Great ideas for French Luxury Vintage interior design


Great ideas for French Luxury Vintage interior design

Move over, mid-century modern and give way to art deco. The furniture from this earlier period is increasingly appealing to collectors and interior designers, who mix it with mid-century and contemporary pieces for added richness.

With its elegant geometric or stylized forms, Art Deco took the world by storm in the 1920s and 1930s. It was a reaction against the natural, flowing design of Art Nouveau, which was popular in the late 1800s and early 1900s. But one country in particular wears the Art Deco crown: France. Because unlike much Art Deco elsewhere, including the United States, French Art Deco furniture tended to be handmade rather than mass-produced.

These high-quality, one-of-a-kind pieces were made by named ébénists, or cabinetmakers, who specialized in intensive inlay, marquetry, and lacquering, and stamped their initials on each creation. Furniture by the best of them – such as Jacques-Émile Ruhlmann, René Groult, Paul Dupré-Lafont and Pierre Legrain – is highly sought after, and only for those with the deepest pockets.

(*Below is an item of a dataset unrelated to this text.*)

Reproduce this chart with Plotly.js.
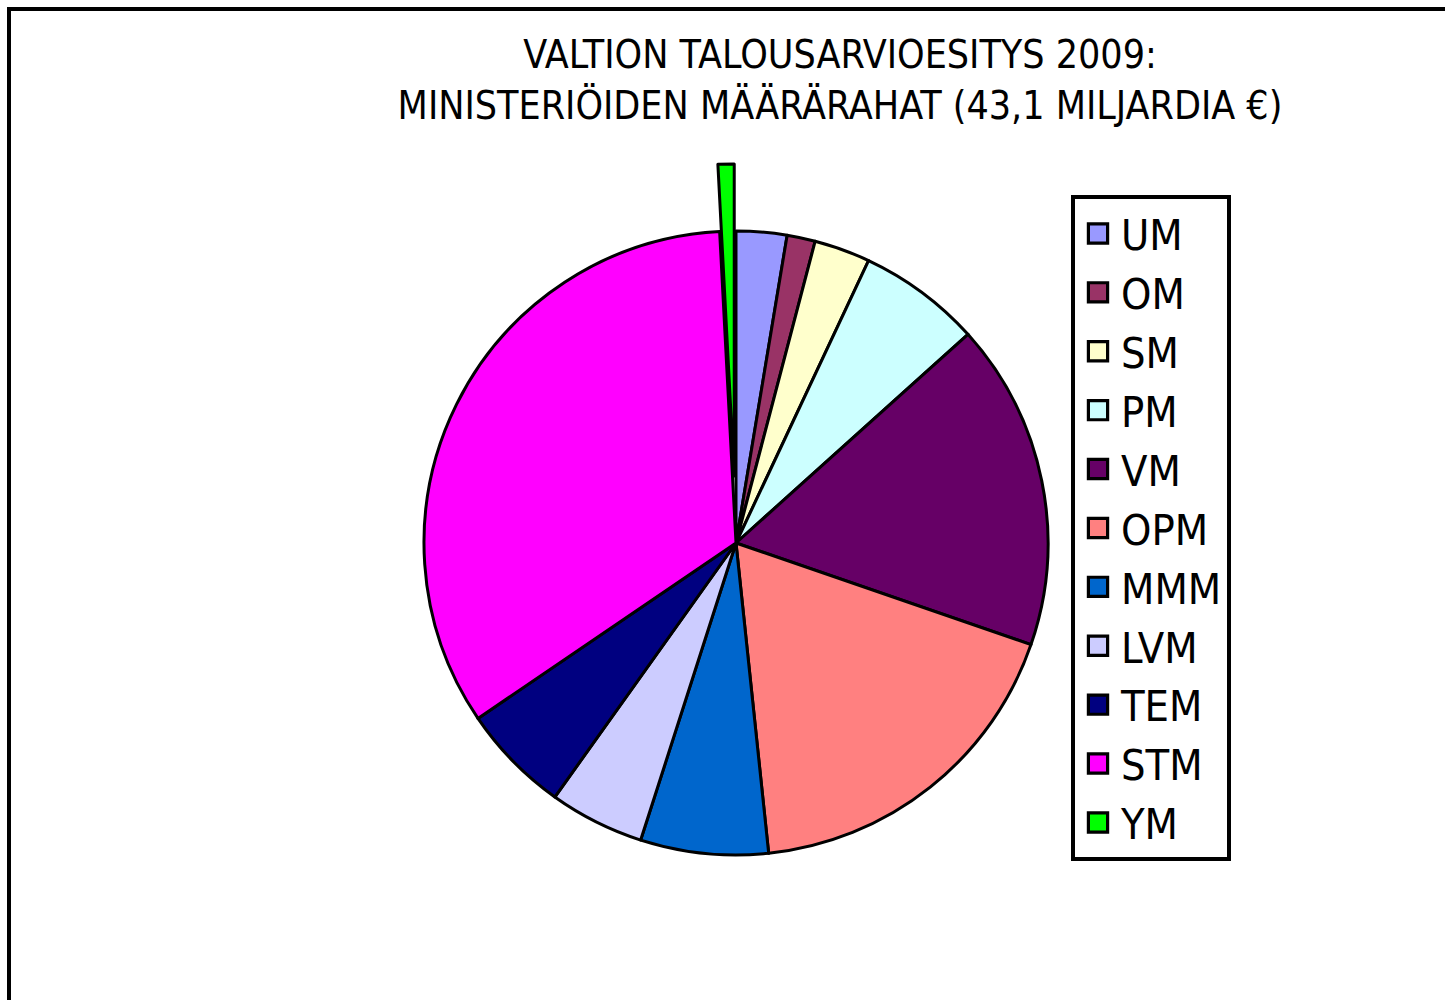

At online furniture marketplace The Bruno Effect, CEO Carmine Bruno has seen a resurgence of interest in Art Deco, “having been somewhat overshadowed in recent years by the ongoing popularity of mid-century modern,” he tells BBC Culture. “And French Art Deco in particular is having a moment.

“French Art Deco was not a celebration of mass production – it was a continuation of all the fine craftsmanship we associate with the best antiques,” adds Bruno, “but with a forward-looking vision, which in our eyes now looks both decorative and modern .”

Anthony Barzilay Freund, director of art and editorial director of online design marketplace 1stDibs, backs this up: “The pieces seem to straddle two worlds: on the one hand, the world of antiques, with its sinuous shapes, luxurious details and fine craftsmanship; and on the other modernity, which can be seen through the designers’ pared-down silhouettes and forward-thinking of materials, ornamentation and functionality. Many of the best examples of Art Deco were ahead of their time and feel today as if they were created decades later than they were.”